Return the material word for word. Do not include the pictures.

• [DATA EXCERPT]
★ ★ ★ ★ ★

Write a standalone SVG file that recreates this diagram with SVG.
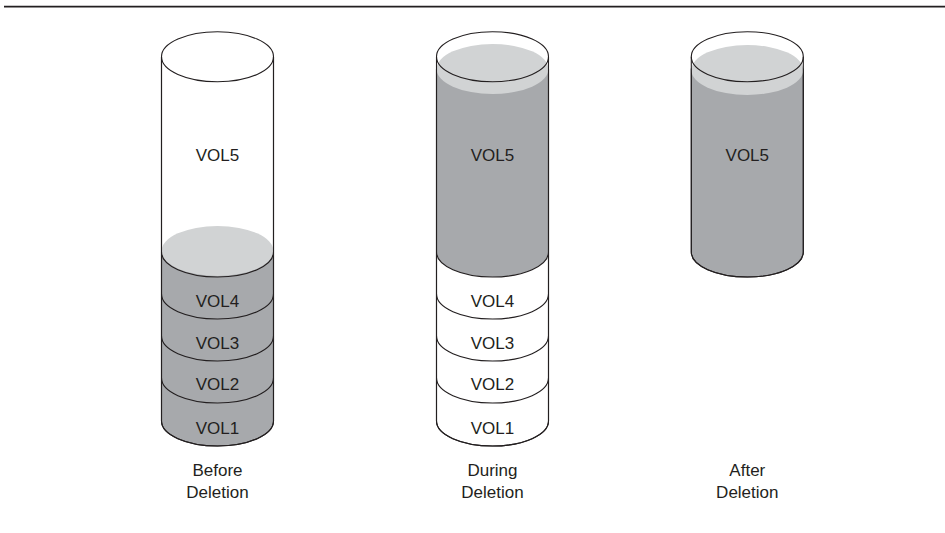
<svg xmlns="http://www.w3.org/2000/svg" width="945" height="533" viewBox="0 0 945 533">
<style>
.o{fill:none;stroke:#231f20;stroke-width:1.1}
.w{fill:#ffffff;stroke:#231f20;stroke-width:1.1}
.d{fill:#a7a9ac;stroke:#231f20;stroke-width:1.1}
.l{fill:#d1d3d4;stroke:none}
.t{font-family:"Liberation Sans",Arial,sans-serif;font-size:17px;fill:#231f20;text-anchor:middle}
</style>
<rect width="945" height="533" fill="#ffffff"/>
<line x1="4" y1="6.6" x2="945" y2="6.6" stroke="#231f20" stroke-width="1.6"/>

<g id="before">
  <path class="w" d="M161.5,56.7 L161.5,251 L273.5,251 L273.5,56.7"/>
  <path class="d" d="M161.5,251 L161.5,421 A56,25 0 0 0 273.5,421 L273.5,251 Z"/>
  <ellipse class="l" cx="217.5" cy="251" rx="56" ry="25"/>
  <path class="o" d="M161.5,252 A56,25 0 0 0 273.5,252"/>
  <path class="o" d="M161.5,294 A56,25 0 0 0 273.5,294"/>
  <path class="o" d="M161.5,336 A56,25 0 0 0 273.5,336"/>
  <path class="o" d="M161.5,378 A56,25 0 0 0 273.5,378"/>
  <path class="o" d="M161.5,56.7 L161.5,421 A56,25 0 0 0 273.5,421 L273.5,56.7"/>
  <ellipse class="o" cx="217.5" cy="56.7" rx="56" ry="25"/>
  <text class="t" x="217.5" y="161">VOL5</text>
  <text class="t" x="217.5" y="307">VOL4</text>
  <text class="t" x="217.5" y="349">VOL3</text>
  <text class="t" x="217.5" y="390">VOL2</text>
  <text class="t" x="217.5" y="434">VOL1</text>
  <text class="t" x="217.5" y="476">Before</text>
  <text class="t" x="217.5" y="498">Deletion</text>
</g>

<g id="during">
  <path class="w" d="M436.5,252 L436.5,421 A56,25 0 0 0 548.5,421 L548.5,252 Z"/>
  <path class="d" d="M436.5,69 L436.5,252 A56,25 0 0 0 548.5,252 L548.5,69 Z"/>
  <ellipse class="l" cx="492.5" cy="69" rx="56" ry="25"/>
  <path class="o" d="M436.5,294 A56,25 0 0 0 548.5,294"/>
  <path class="o" d="M436.5,336 A56,25 0 0 0 548.5,336"/>
  <path class="o" d="M436.5,378 A56,25 0 0 0 548.5,378"/>
  <path class="o" d="M436.5,56.7 L436.5,421 A56,25 0 0 0 548.5,421 L548.5,56.7"/>
  <ellipse class="o" cx="492.5" cy="56.7" rx="56" ry="25"/>
  <text class="t" x="492.5" y="161">VOL5</text>
  <text class="t" x="492.5" y="307">VOL4</text>
  <text class="t" x="492.5" y="349">VOL3</text>
  <text class="t" x="492.5" y="390">VOL2</text>
  <text class="t" x="492.5" y="434">VOL1</text>
  <text class="t" x="492.5" y="476">During</text>
  <text class="t" x="492.5" y="498">Deletion</text>
</g>

<g id="after">
  <path class="d" d="M691.3,69 L691.3,252 A56,25 0 0 0 803.3,252 L803.3,69 Z"/>
  <ellipse class="l" cx="747.3" cy="70" rx="56" ry="25"/>
  <path class="o" d="M691.3,56.7 L691.3,252 A56,25 0 0 0 803.3,252 L803.3,56.7"/>
  <ellipse class="o" cx="747.3" cy="56.7" rx="56" ry="25"/>
  <text class="t" x="747.3" y="161">VOL5</text>
  <text class="t" x="747.3" y="476">After</text>
  <text class="t" x="747.3" y="498">Deletion</text>
</g>
</svg>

★ ★ ★ ★ ★

• [RESULT FOR THIS EXERCISE]
Write a standalone SVG file that recreates this diagram with SVG.
<svg xmlns="http://www.w3.org/2000/svg" width="945" height="533" viewBox="0 0 945 533">
<style>
.o{fill:none;stroke:#231f20;stroke-width:1.1}
.w{fill:#ffffff;stroke:#231f20;stroke-width:1.1}
.d{fill:#a7a9ac;stroke:#231f20;stroke-width:1.1}
.l{fill:#d1d3d4;stroke:none}
.t{font-family:"Liberation Sans",Arial,sans-serif;font-size:17px;fill:#231f20;text-anchor:middle}
</style>
<rect width="945" height="533" fill="#ffffff"/>
<line x1="4" y1="6.6" x2="945" y2="6.6" stroke="#231f20" stroke-width="1.6"/>

<g id="before">
  <path class="w" d="M161.5,56.7 L161.5,251 L273.5,251 L273.5,56.7"/>
  <path class="d" d="M161.5,251 L161.5,421 A56,25 0 0 0 273.5,421 L273.5,251 Z"/>
  <ellipse class="l" cx="217.5" cy="251" rx="56" ry="25"/>
  <path class="o" d="M161.5,252 A56,25 0 0 0 273.5,252"/>
  <path class="o" d="M161.5,294 A56,25 0 0 0 273.5,294"/>
  <path class="o" d="M161.5,336 A56,25 0 0 0 273.5,336"/>
  <path class="o" d="M161.5,378 A56,25 0 0 0 273.5,378"/>
  <path class="o" d="M161.5,56.7 L161.5,421 A56,25 0 0 0 273.5,421 L273.5,56.7"/>
  <ellipse class="o" cx="217.5" cy="56.7" rx="56" ry="25"/>
  <text class="t" x="217.5" y="161">VOL5</text>
  <text class="t" x="217.5" y="307">VOL4</text>
  <text class="t" x="217.5" y="349">VOL3</text>
  <text class="t" x="217.5" y="390">VOL2</text>
  <text class="t" x="217.5" y="434">VOL1</text>
  <text class="t" x="217.5" y="476">Before</text>
  <text class="t" x="217.5" y="498">Deletion</text>
</g>

<g id="during">
  <path class="w" d="M436.5,252 L436.5,421 A56,25 0 0 0 548.5,421 L548.5,252 Z"/>
  <path class="d" d="M436.5,69 L436.5,252 A56,25 0 0 0 548.5,252 L548.5,69 Z"/>
  <ellipse class="l" cx="492.5" cy="69" rx="56" ry="25"/>
  <path class="o" d="M436.5,294 A56,25 0 0 0 548.5,294"/>
  <path class="o" d="M436.5,336 A56,25 0 0 0 548.5,336"/>
  <path class="o" d="M436.5,378 A56,25 0 0 0 548.5,378"/>
  <path class="o" d="M436.5,56.7 L436.5,421 A56,25 0 0 0 548.5,421 L548.5,56.7"/>
  <ellipse class="o" cx="492.5" cy="56.7" rx="56" ry="25"/>
  <text class="t" x="492.5" y="161">VOL5</text>
  <text class="t" x="492.5" y="307">VOL4</text>
  <text class="t" x="492.5" y="349">VOL3</text>
  <text class="t" x="492.5" y="390">VOL2</text>
  <text class="t" x="492.5" y="434">VOL1</text>
  <text class="t" x="492.5" y="476">During</text>
  <text class="t" x="492.5" y="498">Deletion</text>
</g>

<g id="after">
  <path class="d" d="M691.3,69 L691.3,252 A56,25 0 0 0 803.3,252 L803.3,69 Z"/>
  <ellipse class="l" cx="747.3" cy="70" rx="56" ry="25"/>
  <path class="o" d="M691.3,56.7 L691.3,252 A56,25 0 0 0 803.3,252 L803.3,56.7"/>
  <ellipse class="o" cx="747.3" cy="56.7" rx="56" ry="25"/>
  <text class="t" x="747.3" y="161">VOL5</text>
  <text class="t" x="747.3" y="476">After</text>
  <text class="t" x="747.3" y="498">Deletion</text>
</g>
</svg>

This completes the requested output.